On the one hand there is nothing wrong with adding more Iron. It's not toxic at these levels and there may be a genuine shortage in the tank due to poor distribution or excessive lighting. But on the other hand, Iron products costs a lot more than Nitrogen products, for example, and since the plant needs 500X more Nitrogen than Iron buying more Iron is not the best use of your resources. Of course, many people have the means and the cost of nutrient products is not a big deal. But many others have to watch their pennies, so this becomes an important point worth noting.

It's very easy to know. Iron should be used as a proxy for the other elements because the plant uses 100's of time more Fe than the other micronutrients. If you are low on the other micronutrients then there is a good chance you are also low on Iron, unless you are dosing only Iron and the tap water is low in micronutrients.

Iron or Magnesium shortages are characterized by yellowing of the green leaves or paleness/yellowing in non-green leaves. This occurs predominantly in new leaves and not so much in mature leaves. If you are already adding a trace mix and these symptoms appear, then you can just add twice or three times as much. After a few weeks the color of the new leaves will improve.

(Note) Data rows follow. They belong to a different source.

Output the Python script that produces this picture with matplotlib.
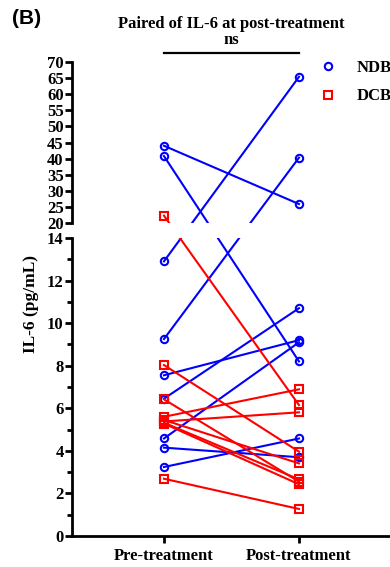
import numpy as np
import matplotlib
matplotlib.use("Agg")
import matplotlib.pyplot as plt
from matplotlib.lines import Line2D
from matplotlib.patches import Rectangle
import matplotlib.transforms as mtransforms

# IL-6 (pg/mL), paired pre/post values per patient
ndb_pre = [44.0, 40.8, 12.9, 9.25, 7.55, 6.45, 4.58, 4.15, 3.24]
ndb_post = [25.9, 8.2, 65.4, 40.3, 9.2, 10.7, 9.1, 3.7, 4.58]
dcb_pre = [22.3, 8.03, 6.42, 5.6, 5.45, 5.38, 5.32, 5.28, 2.69]
dcb_post = [6.15, 3.96, 2.55, 6.89, 3.41, 5.81, 2.66, 2.43, 1.27]

groups = ["Pre-treatment", "Post-treatment"]
low_ticks = [0, 2, 4, 6, 8, 10, 12, 14]
high_ticks = [20, 25, 30, 35, 40, 45, 50, 55, 60, 65, 70]

# broken axis: 0-14 linear, gap, 20-70 compressed
BRK_LO, BRK_HI = 14.0, 20.0
GAP = 0.70
K = 0.1513

def fwd(y):
    y = np.asarray(y, dtype=float)
    mid = BRK_LO + (y - BRK_LO) / (BRK_HI - BRK_LO) * GAP
    hi = BRK_LO + GAP + (y - BRK_HI) * K
    return np.where(y <= BRK_LO, y, np.where(y >= BRK_HI, hi, mid))

def inv(t):
    t = np.asarray(t, dtype=float)
    mid = BRK_LO + (t - BRK_LO) / GAP * (BRK_HI - BRK_LO)
    hi = BRK_HI + (t - BRK_LO - GAP) / K
    return np.where(t <= BRK_LO, t, np.where(t >= BRK_LO + GAP, hi, mid))

serif = "Liberation Serif"
blue = "#0000ff"
red = "#ff0000"

fig = plt.figure(figsize=(3.9, 5.67), dpi=100)
ax = fig.add_axes([72 / 390, 1 - 536 / 567, 318 / 390, (536 - 62) / 567])
ax.set_yscale("function", functions=(fwd, inv))

x = [0, 1]
for a, b in zip(ndb_pre, ndb_post):
    ax.plot(x, [a, b], color=blue, lw=1.5, marker="o", ms=5.3, mfc="none",
            mew=1.5, zorder=2)
for a, b in zip(dcb_pre, dcb_post):
    ax.plot(x, [a, b], color=red, lw=1.5, marker="s", ms=5.3, mfc="none",
            mew=1.5, zorder=2)

ax.set_xlim(-0.681, 1.674)
ax.set_ylim(0, 70)

# white band hides everything inside the break
trans = mtransforms.blended_transform_factory(ax.transAxes, ax.transData)
ax.add_patch(Rectangle((0, BRK_LO), 1, BRK_HI - BRK_LO, transform=trans,
                       facecolor="white", edgecolor="none", zorder=3))

# left spine drawn as two pieces
ax.spines["left"].set_visible(False)
ax.spines["top"].set_visible(False)
ax.spines["right"].set_visible(False)
ax.spines["bottom"].set_linewidth(2)
ax.plot([0, 0], [0, BRK_LO], color="black", lw=2, transform=trans,
        clip_on=False, zorder=4, solid_capstyle="projecting")
ax.plot([0, 0], [BRK_HI, 70], color="black", lw=2, transform=trans,
        clip_on=False, zorder=4, solid_capstyle="projecting")

ax.set_yticks(low_ticks + high_ticks)
ax.set_yticklabels([str(t) for t in low_ticks + high_ticks])
ax.set_yticks(list(range(1, 14, 2)), minor=True)
ax.set_xticks(x)
ax.set_xticklabels(groups)

ax.tick_params(axis="y", which="major", length=5, width=2, labelsize=12, pad=1)
ax.tick_params(axis="y", which="minor", length=3.5, width=2)
ax.tick_params(axis="x", which="major", length=5, width=2, labelsize=12, pad=4)
for lab in ax.get_xticklabels() + ax.get_yticklabels():
    lab.set_fontfamily(serif)
    lab.set_fontweight("bold")

ax.set_ylabel("IL-6 (pg/mL)", fontfamily=serif, fontweight="bold", fontsize=12.5)
ax.yaxis.set_label_coords(-33 / 318, 0.49)

# significance bar
ax.plot(x, [72.8, 72.8], color="black", lw=1.6, clip_on=False)
fig.text(231 / 390, 1 - 40 / 567, "ns", ha="center", va="center",
         fontfamily=serif, fontweight="bold", fontsize=12)
fig.text(231 / 390, 1 - 24 / 567, "Paired of IL-6 at post-treatment",
         ha="center", va="center", fontfamily=serif, fontweight="bold",
         fontsize=12)
fig.text(12 / 390, 1 - 18 / 567, "(B)", ha="left", va="center",
         fontfamily="Liberation Sans", fontweight="bold", fontsize=15)

handles = [
    Line2D([], [], color=blue, marker="o", ms=5.3, mfc="none", mew=1.5, ls="none"),
    Line2D([], [], color=red, marker="s", ms=5.3, mfc="none", mew=1.5, ls="none"),
]
fig.legend(handles, ["NDB", "DCB"], loc="upper left",
           bbox_to_anchor=(318 / 390, 1 - 60 / 567), frameon=False,
           handlelength=1.2, handletextpad=1.1, labelspacing=0.75,
           borderaxespad=0, borderpad=0,
           prop={"family": serif, "weight": "bold", "size": 12})

fig.savefig("out.png", dpi=100)
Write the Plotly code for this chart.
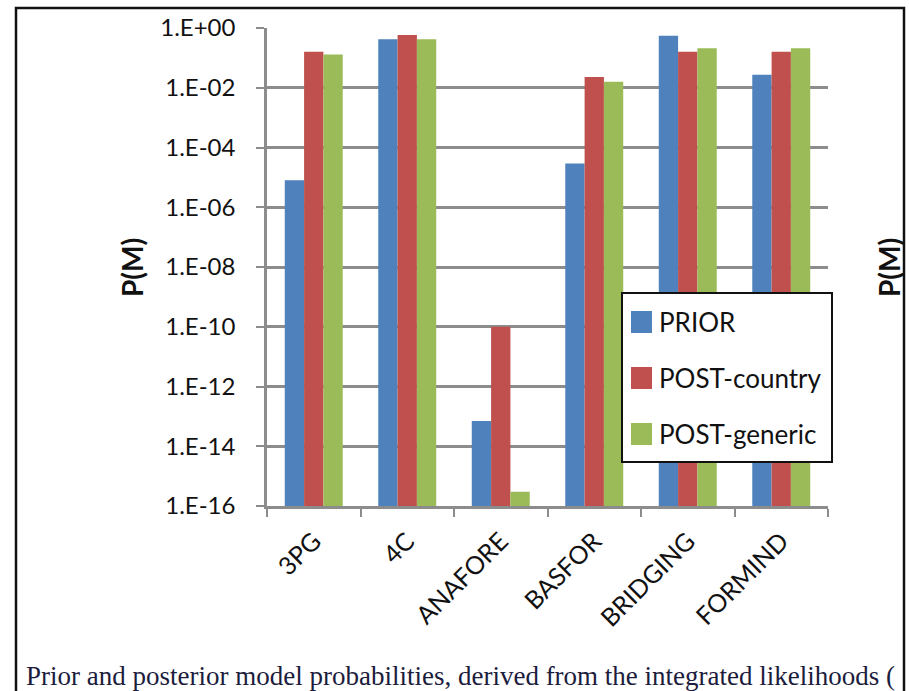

Again, if you are adding EI levels of the trace mix and are experiencing these symptoms then that is a strong indicator that your flow and distribution methods are suspect. Most likely, poor distribution will show an effect first in NPK because they are more important. If the plants are not showing deficiencies in N, P, or K but are showing these symptoms, then the cause is most likely an under-dosing of the trace mix.

Trace mixes vary in their composition and so it may be that a particular mix is low in Fe, say 5% or less, when normally we'd like it to be around the 13% mark. So people go out an spend more money for extra Iron when all they need to do is to add twice as much of the same trace mix, which will increase the concentration of the Iron.

Cheers,


----------



## Sacha (16 Mar 2014)

Great, thank you for clearing that up Clive. So pretty much another thing that I don't need to worry about, unless I see yellowing or paleness of leaves.


----------



## Martin in Holland (1 Jul 2014)

There is also a product (FE) on the market which helps to get your Hydrangeas in your garden to flower (more) blue. Watch out though, this will be very strong and should be diluted quit a bit before using it in your tank, on a good note it is very very cheap.


----------



## ian_m (1 Jul 2014)

Martin in China said:


> There is also a product (FE) on the market which helps to get your Hydrangeas in your garden to flower (more) blue. Watch out though, this will be very strong and should be diluted quit a bit before using it in your tank, on a good note it is very very cheap.


My dad used to place bits of cast iron drain pipe in the soil around his Hydrangeas to get them to blue. Not always 100% success usually got some blue and some red. Suitable for adding iron to your tank?


----------



## Martin in Holland (1 Jul 2014)

Normal steel pipes don't really dissolve well in water......


----------



## Mr. Teapot (1 Jul 2014)

I think (in my amateur opinion) rust wouldn't be particularly useful to the plants as it needs to be chelated Iron (a form that's soluble in water) to be available to them. I reckon it would also stain everything in your tank a nasty brown/orange colour. 

I also have vague memories of my dad doing the same thing but can't remember if it changed the flower colour.


----------